THE INPUT:
····················

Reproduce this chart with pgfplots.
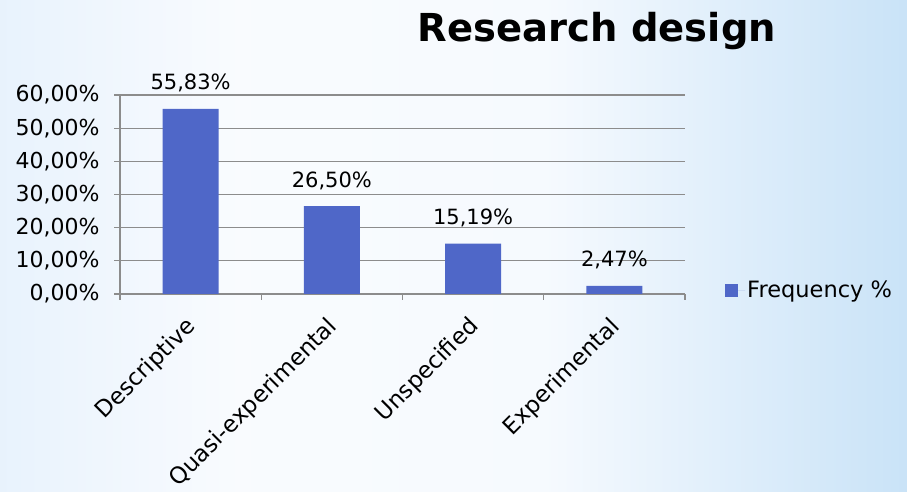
\documentclass[border=0pt]{standalone}
\usepackage{pgfplots}
\pgfplotsset{compat=1.18}
\usepackage{fontspec}
\setmainfont{DejaVu Sans}
\definecolor{barblue}{RGB}{79,103,200}
\definecolor{gridgray}{RGB}{140,140,140}
\pgfdeclarehorizontalshading{bgshade}{100bp}{
  rgb(0bp)=(0.91,0.95,0.99);
  rgb(25bp)=(0.91,0.95,0.99);
  rgb(38bp)=(0.975,0.985,0.998);
  rgb(55bp)=(0.965,0.98,0.997);
  rgb(75bp)=(0.79,0.89,0.97);
  rgb(100bp)=(0.79,0.89,0.97)}
\begin{document}
\begin{tikzpicture}[x=1bp,y=1bp]
\shade[shading=bgshade] (0,0) rectangle (907,492);
\node[font=\fontsize{38.5bp}{44bp}\selectfont\bfseries, anchor=center] at (597,461) {Research design};
\begin{axis}[
  at={(120bp,198bp)}, anchor=south west,
  scale only axis, width=565bp, height=199bp,
  xmin=-0.5, xmax=3.5, ymin=0, ymax=60,
  axis lines*=left,
  axis line style={gridgray, line width=1.2bp},
  ymajorgrids, grid style={gridgray, line width=1.2bp},
  ytick={0,10,...,60},
  xtick={0,1,2,3},
  xticklabels={Descriptive,Quasi-experimental,Unspecified,Experimental},
  minor xtick={-0.5,0.5,1.5,2.5,3.5},
  tick align=outside,
  x tick style={draw=none},
  minor x tick style={draw=gridgray, line width=1.2bp},
  minor tick length=6bp,
  y tick style={gridgray, line width=1.2bp},
  major tick length=6bp,
  /pgf/number format/assume math mode=true,
  yticklabel={\pgfmathprintnumber[fixed,fixed zerofill,precision=2,use comma]{\tick}\%},
  yticklabel style={font=\fontsize{22bp}{26bp}\selectfont, xshift=-11bp},
  xticklabel style={font=\fontsize{23bp}{27bp}\selectfont, xshift=-6bp, yshift=-15bp, rotate=45, anchor=north east, inner sep=0pt},
  ybar, bar width=56bp,
  nodes near coords={\pgfmathprintnumber[fixed,fixed zerofill,precision=2,use comma]{\pgfplotspointmeta}\%},
  nodes near coords style={font=\fontsize{21bp}{25bp}\selectfont, anchor=south, yshift=13bp, text=black},
  legend style={at={(1.0708,0.02)}, anchor=west, draw=none, fill=none, font=\fontsize{22.5bp}{26bp}\selectfont, inner sep=0pt},
  legend image code/.code={\fill[barblue] (0bp,-6.5bp) rectangle (13bp,6.5bp); \path (0bp,0bp) -- (20bp,0bp);},
  clip=false,
]
\addplot[fill=barblue, draw=none] coordinates {(0,55.83) (1,26.50) (2,15.19) (3,2.47)};
\addlegendentry{Frequency \%}
\end{axis}
\pgfresetboundingbox
\path (0,0) rectangle (907,492);
\end{tikzpicture}
\end{document}
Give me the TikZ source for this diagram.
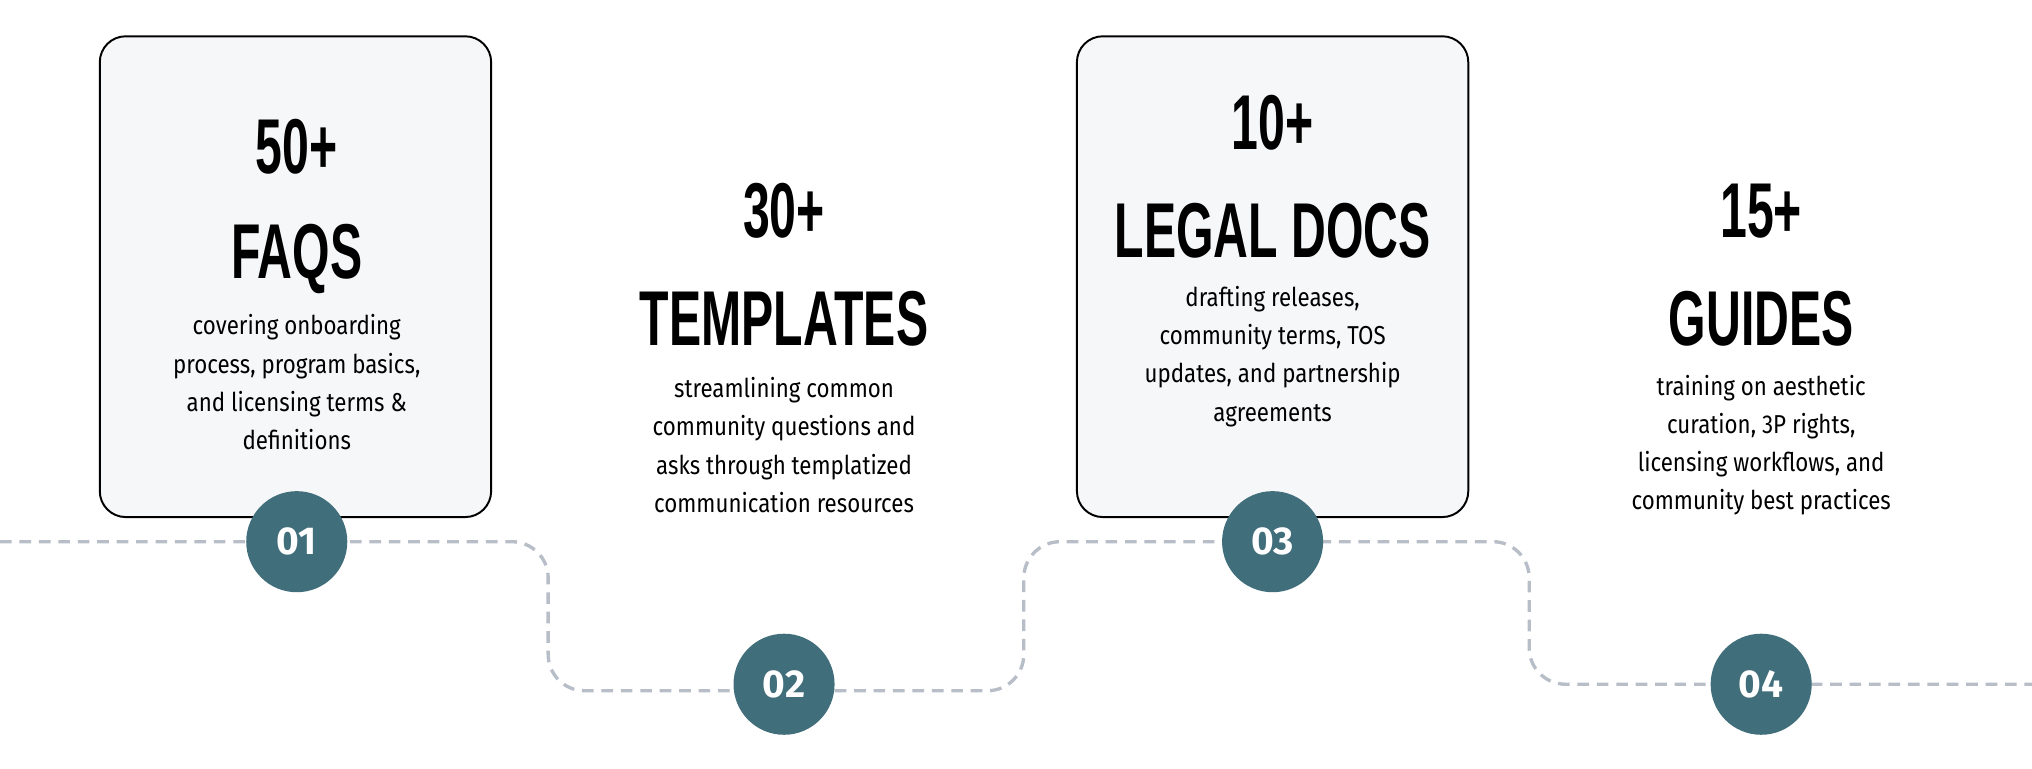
\documentclass[tikz,border=0pt]{standalone}
\usepackage{fontspec}
\setmainfont{Fira Sans}
\newfontfamily\headFont{Liberation Sans}[FakeStretch=0.62]
\newfontfamily\bodyFont{Fira Sans}[FakeStretch=0.86]
\newfontfamily\stepFont{Fira Sans}
\usetikzlibrary{positioning}
\definecolor{cardFill}{RGB}{246,247,249}
\definecolor{stepColor}{RGB}{65,110,123}
\definecolor{pathColor}{RGB}{184,190,200}
\tikzstyle{timeline} = [x = 1pt, y = -1pt]
\tikzstyle{cardStyle} = [draw=black, fill=cardFill, line width=1.5pt, rounded corners=20pt]
\tikzstyle{countText} = [font=\headFont\bfseries\fontsize{60}{60}\selectfont, inner sep=0pt]
\tikzstyle{bodyText} = [font=\bodyFont\fontsize{20}{29.5}\selectfont, align=center, inner sep=0pt]
\tikzstyle{stepStyle} = [circle, fill=stepColor, minimum size=78pt, inner sep=0pt, text=white, font=\stepFont\bfseries\fontsize{30}{30}\selectfont]
\tikzstyle{pathStyle} = [color=pathColor, line width=2.6pt, dash pattern=on 9pt off 6pt, rounded corners=28pt]
\newcommand{\card}[5]{\draw [cardStyle] (#1, #2) rectangle + (302, 371);}
\begin{document}
\begin{tikzpicture}[timeline]
  \useasboundingbox (0,0) rectangle (1568,593);
  % dashed route behind the steps
  \coordinate (start) at (0,418);
  \coordinate (end) at (1568,528);
  \draw [pathStyle] (start) -- (423,418) -- (423,533) -- (790,533) -- (790,418)
    -- (1180,418) -- (1180,528) -- (end);
  % cards
  \card{77}{28}
  \card{454}{85}
  \card{831}{28}
  \card{1208}{85}
  \node [countText] (countA) at (229,113) {50+};
  \node [countText] (nameA) at (229,200) {FAQS};
  \node [bodyText] (bodyA) at (229,295) {covering onboarding\\process, program basics,\\and licensing terms \&\\definitions};
  \node [countText] (countB) at (605,163) {30+};
  \node [countText] (nameB) at (605,246) {TEMPLATES};
  \node [bodyText] (bodyB) at (605,343.5) {streamlining common\\community questions and\\asks through templatized\\communication resources};
  \node [countText] (countC) at (982,95) {10+};
  \node [countText] (nameC) at (982,178) {LEGAL DOCS};
  \node [bodyText] (bodyC) at (982,275) {drafting releases,\\community terms, TOS\\updates, and partnership\\agreements};
  \node [countText] (countD) at (1359,163) {15+};
  \node [countText] (nameD) at (1359,246) {GUIDES};
  \node [bodyText] (bodyD) at (1359,343.5) {training on aesthetic\\curation, 3P rights,\\licensing workflows, and\\community best practices};
  % steps
  \node [stepStyle] (stepA) at (229,418) {01};
  \node [stepStyle] (stepB) at (605,528) {02};
  \node [stepStyle] (stepC) at (982,418) {03};
  \node [stepStyle] (stepD) at (1359,528) {04};
\end{tikzpicture}
\end{document}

····················

SHORT PROBLEM:
Transcribe the whole listing, character for character, but not its images.

EXERCISE RESULT:
Reproduce this chart with pgfplots.
\documentclass[border=0pt]{standalone}
\usepackage{pgfplots}
\pgfplotsset{compat=1.18}
\usepackage{fontspec}
\setmainfont{DejaVu Sans}
\definecolor{barblue}{RGB}{79,103,200}
\definecolor{gridgray}{RGB}{140,140,140}
\pgfdeclarehorizontalshading{bgshade}{100bp}{
  rgb(0bp)=(0.91,0.95,0.99);
  rgb(25bp)=(0.91,0.95,0.99);
  rgb(38bp)=(0.975,0.985,0.998);
  rgb(55bp)=(0.965,0.98,0.997);
  rgb(75bp)=(0.79,0.89,0.97);
  rgb(100bp)=(0.79,0.89,0.97)}
\begin{document}
\begin{tikzpicture}[x=1bp,y=1bp]
\shade[shading=bgshade] (0,0) rectangle (907,492);
\node[font=\fontsize{38.5bp}{44bp}\selectfont\bfseries, anchor=center] at (597,461) {Research design};
\begin{axis}[
  at={(120bp,198bp)}, anchor=south west,
  scale only axis, width=565bp, height=199bp,
  xmin=-0.5, xmax=3.5, ymin=0, ymax=60,
  axis lines*=left,
  axis line style={gridgray, line width=1.2bp},
  ymajorgrids, grid style={gridgray, line width=1.2bp},
  ytick={0,10,...,60},
  xtick={0,1,2,3},
  xticklabels={Descriptive,Quasi-experimental,Unspecified,Experimental},
  minor xtick={-0.5,0.5,1.5,2.5,3.5},
  tick align=outside,
  x tick style={draw=none},
  minor x tick style={draw=gridgray, line width=1.2bp},
  minor tick length=6bp,
  y tick style={gridgray, line width=1.2bp},
  major tick length=6bp,
  /pgf/number format/assume math mode=true,
  yticklabel={\pgfmathprintnumber[fixed,fixed zerofill,precision=2,use comma]{\tick}\%},
  yticklabel style={font=\fontsize{22bp}{26bp}\selectfont, xshift=-11bp},
  xticklabel style={font=\fontsize{23bp}{27bp}\selectfont, xshift=-6bp, yshift=-15bp, rotate=45, anchor=north east, inner sep=0pt},
  ybar, bar width=56bp,
  nodes near coords={\pgfmathprintnumber[fixed,fixed zerofill,precision=2,use comma]{\pgfplotspointmeta}\%},
  nodes near coords style={font=\fontsize{21bp}{25bp}\selectfont, anchor=south, yshift=13bp, text=black},
  legend style={at={(1.0708,0.02)}, anchor=west, draw=none, fill=none, font=\fontsize{22.5bp}{26bp}\selectfont, inner sep=0pt},
  legend image code/.code={\fill[barblue] (0bp,-6.5bp) rectangle (13bp,6.5bp); \path (0bp,0bp) -- (20bp,0bp);},
  clip=false,
]
\addplot[fill=barblue, draw=none] coordinates {(0,55.83) (1,26.50) (2,15.19) (3,2.47)};
\addlegendentry{Frequency \%}
\end{axis}
\pgfresetboundingbox
\path (0,0) rectangle (907,492);
\end{tikzpicture}
\end{document}
Give me the TikZ source for this diagram.
\documentclass[tikz,border=0pt]{standalone}
\usepackage{fontspec}
\setmainfont{Fira Sans}
\newfontfamily\headFont{Liberation Sans}[FakeStretch=0.62]
\newfontfamily\bodyFont{Fira Sans}[FakeStretch=0.86]
\newfontfamily\stepFont{Fira Sans}
\usetikzlibrary{positioning}
\definecolor{cardFill}{RGB}{246,247,249}
\definecolor{stepColor}{RGB}{65,110,123}
\definecolor{pathColor}{RGB}{184,190,200}
\tikzstyle{timeline} = [x = 1pt, y = -1pt]
\tikzstyle{cardStyle} = [draw=black, fill=cardFill, line width=1.5pt, rounded corners=20pt]
\tikzstyle{countText} = [font=\headFont\bfseries\fontsize{60}{60}\selectfont, inner sep=0pt]
\tikzstyle{bodyText} = [font=\bodyFont\fontsize{20}{29.5}\selectfont, align=center, inner sep=0pt]
\tikzstyle{stepStyle} = [circle, fill=stepColor, minimum size=78pt, inner sep=0pt, text=white, font=\stepFont\bfseries\fontsize{30}{30}\selectfont]
\tikzstyle{pathStyle} = [color=pathColor, line width=2.6pt, dash pattern=on 9pt off 6pt, rounded corners=28pt]
\newcommand{\card}[5]{\draw [cardStyle] (#1, #2) rectangle + (302, 371);}
\begin{document}
\begin{tikzpicture}[timeline]
  \useasboundingbox (0,0) rectangle (1568,593);
  % dashed route behind the steps
  \coordinate (start) at (0,418);
  \coordinate (end) at (1568,528);
  \draw [pathStyle] (start) -- (423,418) -- (423,533) -- (790,533) -- (790,418)
    -- (1180,418) -- (1180,528) -- (end);
  % cards
  \card{77}{28}
  \card{454}{85}
  \card{831}{28}
  \card{1208}{85}
  \node [countText] (countA) at (229,113) {50+};
  \node [countText] (nameA) at (229,200) {FAQS};
  \node [bodyText] (bodyA) at (229,295) {covering onboarding\\process, program basics,\\and licensing terms \&\\definitions};
  \node [countText] (countB) at (605,163) {30+};
  \node [countText] (nameB) at (605,246) {TEMPLATES};
  \node [bodyText] (bodyB) at (605,343.5) {streamlining common\\community questions and\\asks through templatized\\communication resources};
  \node [countText] (countC) at (982,95) {10+};
  \node [countText] (nameC) at (982,178) {LEGAL DOCS};
  \node [bodyText] (bodyC) at (982,275) {drafting releases,\\community terms, TOS\\updates, and partnership\\agreements};
  \node [countText] (countD) at (1359,163) {15+};
  \node [countText] (nameD) at (1359,246) {GUIDES};
  \node [bodyText] (bodyD) at (1359,343.5) {training on aesthetic\\curation, 3P rights,\\licensing workflows, and\\community best practices};
  % steps
  \node [stepStyle] (stepA) at (229,418) {01};
  \node [stepStyle] (stepB) at (605,528) {02};
  \node [stepStyle] (stepC) at (982,418) {03};
  \node [stepStyle] (stepD) at (1359,528) {04};
\end{tikzpicture}
\end{document}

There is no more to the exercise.